A Senior Migration Official in Mexico Demands $70,000 from 14 Cubans to Avoid Deportation

In recent months, several Cubans have been arrested during their journey through Campeche. (Captura)

14ymedio bigger14ymedio, Ángel Salinas, Mexico,30  September 2022 — “You have 72 hours or you’ll be deported.” In this way, an agent of the National Migration Institute threatened a group of 14 Cubans in Mexico City. The alternative is blackmail: “They’re asking for $5,000 for each, $70,000 for the group,” a close friend of the detainees who wants to remain anonymous tells 14ymedio.

The group formed part the 103 Cubans detained in the Mexican state of Campeche, who were forced to remain on a bus without food for 24 hours. A Migration officer recommended to the source interviewed by this newspaper to “get moving” with the money.

In an audio to which this newspaper had access, the telephone warning of the agent, identified as the deputy director of the Las Agujas migration station in the Mexican capital, is heard. “I want to know if they’re going to get their hands on it,” asks the official, who warns that “the amount will be considerable” if the group wants to be freed.

The voice also proposes the alternative of allowing their deportation and then negotiating a new entry. Although, it clarifies, now this was going to “stain their passports.” “It’s going to be a little more complicated, I think,” says the man, who recommends that the Cubans act quickly.

“The group had been divided,” explains the same source. “Some of them were taken to the Escárcega migration station, in Campeche, but others were transported to the prosecutor’s office, after spending more than a day without eating, until they were moved to Cancun, then to Chetumal and now they are in Las Agujas,” he says.

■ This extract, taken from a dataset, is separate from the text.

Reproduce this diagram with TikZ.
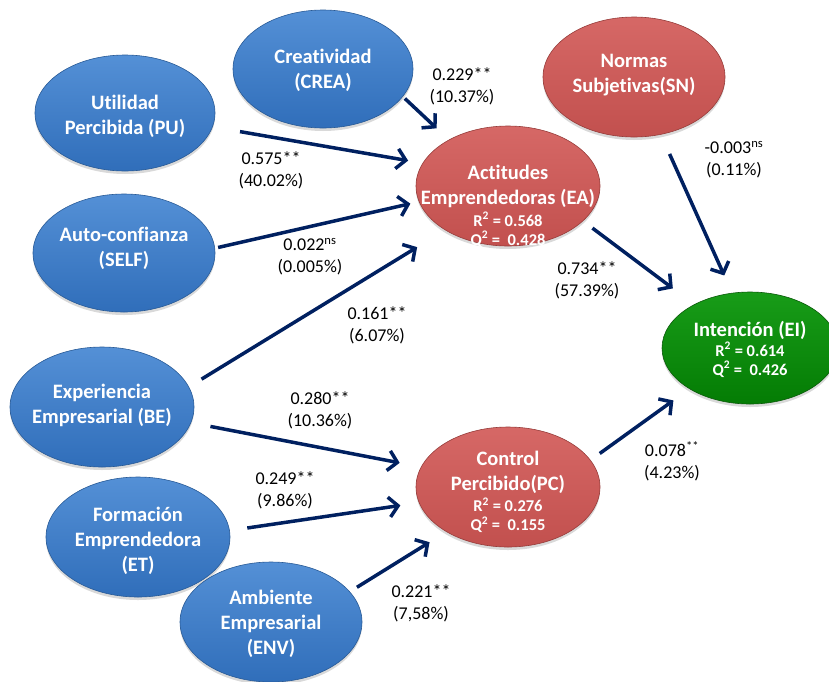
\documentclass[tikz,border=0pt]{standalone}
\usepackage{fontspec}
\setmainfont{Carlito}[Ligatures=NoCommon]
\usetikzlibrary{shapes.geometric,arrows.meta,shadows}

\definecolor{bluetop}{RGB}{84,144,214}
\definecolor{bluebot}{RGB}{48,110,186}
\definecolor{blueline}{RGB}{40,90,150}
\definecolor{redtop}{RGB}{214,104,102}
\definecolor{redbot}{RGB}{194,80,78}
\definecolor{redline}{RGB}{150,60,58}
\definecolor{greentop}{RGB}{24,156,24}
\definecolor{greenbot}{RGB}{4,124,4}
\definecolor{greenline}{RGB}{10,90,10}
\definecolor{navy}{RGB}{0,32,96}
\newcommand{\stat}{\fontsize{16.5}{19}\selectfont}

\begin{document}
\begin{tikzpicture}[x=1pt, y=-1pt,
    ball/.style={ellipse, inner sep=0pt, outer sep=0pt, line width=0.6pt,
        minimum width=184pt, minimum height=120pt,
        drop shadow={shadow xshift=0pt, shadow yshift=-3pt, opacity=0.3}},
    blueball/.style={ball, draw=blueline, top color=bluetop, bottom color=bluebot},
    redball/.style={ball, draw=redline, top color=redtop, bottom color=redbot},
    greenball/.style={ball, draw=greenline, top color=greentop, bottom color=greenbot},
    lvtext/.style={text=white, align=center, inner sep=0pt,
        font=\bfseries\fontsize{20.5}{25}\selectfont},
    coef/.style={align=center, inner sep=0pt, font=\fontsize{18}{22}\selectfont},
    effect/.style={navy, line width=3.5pt, -{Straight Barb[length=9pt,width=20pt]}}]
    \useasboundingbox (0,0) rectangle (829,681);

    % Draw the latent variables
    \node[blueball, minimum width=180pt, minimum height=118pt] (crea) at (323,69) {};
    \node[blueball, minimum width=180pt, minimum height=116pt] (pu) at (125,113) {};
    \node[blueball, minimum width=182pt, minimum height=118pt] (self) at (124,253) {};
    \node[blueball] (be) at (102,407) {};
    \node[blueball] (et) at (138,537) {};
    \node[blueball, minimum width=182pt] (env) at (271,622) {};
    \node[redball, minimum width=182pt] (sn) at (634,77) {};
    \node[redball] (ea) at (508,186) {};
    \node[redball] (pc) at (508,487) {};
    \node[greenball, minimum width=176pt, minimum height=112pt] (ei) at (750,348) {};

    % Names inside the ellipses
    \node[lvtext] (crea-t) at (323,70) {Creatividad\\(CREA)};
    \node[lvtext] (pu-t) at (125,116) {Utilidad\\Percibida (PU)};
    \node[lvtext] (self-t) at (124,248) {Auto-confianza\\(SELF)};
    \node[lvtext] (be-t) at (102,405) {Experiencia\\Empresarial (BE)};
    \node[lvtext] (et-t) at (138,541) {Formación\\Emprendedora\\(ET)};
    \node[lvtext] (env-t) at (271,624) {Ambiente\\Empresarial\\(ENV)};
    \node[lvtext] (sn-t) at (634,75) {Normas\\Subjetivas(SN)};
    \node[lvtext] (ea-t) at (508,206) {Actitudes\\Emprendedoras (EA)\\[-3pt]{\stat R\textsuperscript{2} = 0.568}\\[-6pt]{\stat Q\textsuperscript{2} =\ \ 0.428}};
    \node[lvtext] (pc-t) at (508,492) {Control\\Percibido(PC)\\[-4pt]{\stat R\textsuperscript{2} = 0.276}\\[-6pt]{\stat Q\textsuperscript{2} =\ \ 0.155}};
    \node[lvtext] (ei-t) at (750,349) {Intención (EI)\\[-5pt]{\stat R\textsuperscript{2} = 0.614}\\[-6pt]{\stat Q\textsuperscript{2} =\ \ 0.426}};

    % Draw the paths
    \foreach \a/\s/\gs/\b/\t/\gt in {crea/-19.5/3/ea/142.5/17, pu/-9.4/28/ea/165.4/15,
        self/3.6/3.5/ea/-170.7/9, be/13.4/15/ea/-145/33, be/-10.5/20/pc/167/22,
        et/4.7/18/pc/-170.5/19, env/21.6/8.6/pc/-144.3/20, ea/-25.7/12/ei/142.1/27,
        sn/-65.6/21.5/ei/108.9/19.4, pc/18.4/11.6/ei/-146/20}
        \draw[effect, shorten <=\gs pt, shorten >=\gt pt] (\a.\s) -- (\b.\t);

    % Path coefficients
    \node[coef] (c-crea) at (462,86) {0.229**\\(10.37\%)};
    \node[coef] (c-pu) at (271,170) {0.575**\\(40.02\%)};
    \node[coef] (c-self) at (310,257) {0.022\textsuperscript{ns}\\(0.005\%)};
    \node[coef] (c-bea) at (377,325) {0.161**\\(6.07\%)};
    \node[coef] (c-bpc) at (320,410) {0.280**\\(10.36\%)};
    \node[coef] (c-et) at (285,490) {0.249**\\(9.86\%)};
    \node[coef] (c-env) at (421,603) {0.221**\\(7,58\%)};
    \node[coef] (c-pc) at (672,461) {0.078\textsuperscript{**}\\(4.23\%)};
    \node[coef] (c-ea) at (587,280) {0.734**\\(57.39\%)};
    \node[coef] (c-sn) at (734,160) {-0.003\textsuperscript{ns}\\(0.11\%)};
\end{tikzpicture}
\end{document}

Those who moved to Cancun offered money to the agents and achieved their release in Chetumal. A minor, Jimmy Jorge Céspedes Sánchez, who presented health problems derived from the asthma he suffered during the retention, and also Yaimet Sánchez Selles, Yaimet Selles Velázquez and Jorge Luis Sánchez Proenza, are part of this group.

It’s not the first time that Cubans have reported abuses by Las Agujas Migration agents.

In the last week of July, Angélica María Rodríguez Varela, Isael Meléndez Castro, Junier Blanco Hernández and two other Cubans were arrested despite having legal protection to pass, during their transfer to the border with the United States.

Rodríguez, Meléndez, Blanco and other nationals of the Island were robbed of the little cash they had. Their passports were taken away, the chips from their mobile phones removed and they were kept incommunicado for several days. The agents demanded the payment of $2,000 from each one to be released and have their documents returned. Thanks to the intervention of an activist, they were allowed to leave and are currently in El Paso, Texas.

The journey of Cubans through Mexico has increased significantly in recent months. In the last 45 days, immigration authorities reported the arrest of 220 people who entered the country illegally.

What they don’t say is that there are hundreds of prisoners in Migration prisons. “That’s a crime,” says the 14ymedio source, who warns Cubans not to rely on money to avoid deportation. “It’s crazy, they want $70,000.”

More than 177,000 Cubans have arrived by land in the United States and more than 5,000 by sea since October 2021.